A Progressive Response to Globalization, Joseph E Stiglitz:
Globalization is often viewed as posing a major threat to “capitalism with a human face.” Trade liberalization puts downward pressure on unskilled wages (and increasingly even skilled wages), increasing inequality in more developed countries. Countries trying to compete are repeatedly told to increase labor-market flexibility, code words for lowering the minimum wage and weakening worker protections. Competition for business puts pressure to reduce taxes on corporate income and on capital more generally, decreasing funds available for supporting basic investments in people and the safety net. And international agreements, such as Chapter 11 of NAFTA and the intellectual property provisions of the Uruguay Round of trade talks, have been used to short-circuit national democratic processes.
Yet Sweden and the other Scandinavian countries have shown that there is an alternative way to cope with globalization. These countries are highly integrated into the global economy; but they are highly successful economies that still provide strong social protections and make high levels of investments in people. They have been successful in part because of these policies, not in spite of them. Full employment and strong safety nets enable individuals to undertake more risk (with the commensurate high rewards) without unduly worrying about the downside of failure. These countries have not abandoned the welfare state but have fine-tuned it to meet globalization’s new demands. We should do the same.
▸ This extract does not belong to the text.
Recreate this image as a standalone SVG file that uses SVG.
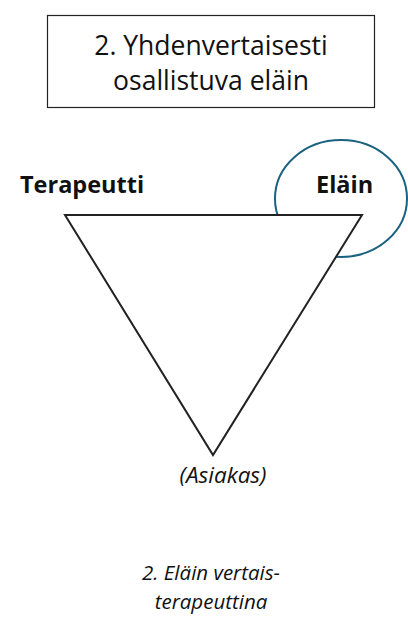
<svg xmlns="http://www.w3.org/2000/svg" width="408" height="617" viewBox="0 0 408 617">
<style>
text{font-family:"Open Sans","Noto Sans","DejaVu Sans",sans-serif;fill:#111}
.t{font-size:26.5px;text-anchor:middle}
.b{font-size:23.5px;font-weight:bold}
.i{font-style:italic;text-anchor:middle}
</style>
<rect width="408" height="617" fill="#fff"/>
<g id="title">
<rect x="47.5" y="15.5" width="327" height="92" fill="#fff" stroke="#222" stroke-width="1.2"/>
<text class="t" x="211" y="55">2. Yhdenvertaisesti</text>
<text class="t" x="211" y="90">osallistuva eläin</text>
</g>
<g id="elain-ellipse">
<ellipse cx="341" cy="198.5" rx="66" ry="58.5" fill="none" stroke="#1a6280" stroke-width="2"/>
</g>
<g id="triangle">
<polygon points="65,215 362,215 213,455" fill="#fff" stroke="#222" stroke-width="2"/>
</g>
<g id="terapeutti"><text class="b" x="20" y="193">Terapeutti</text></g>
<g id="elain"><text class="b" x="316" y="193">Eläin</text></g>
<g id="asiakas"><text class="i" x="223" y="483" font-size="22.5">(Asiakas)</text></g>
<g id="caption">
<text class="i" x="211" y="580" font-size="20.5">2. Eläin vertais-</text>
<text class="i" x="211" y="609" font-size="20.5">terapeuttina</text>
</g>
</svg>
At the same time, we must temper globalization itself–not by withdrawing behind protectionist borders and not by trying to enhance the well-being of our citizens at the expense of those abroad who are even poorer. Rather, we should reshape globalization to make it more democratic, and we should moderate its pace to give countries more time to cope. There will still be losers in a reshaped globalization, but the vast majority of citizens in both the North and the South will be better off with the right policies.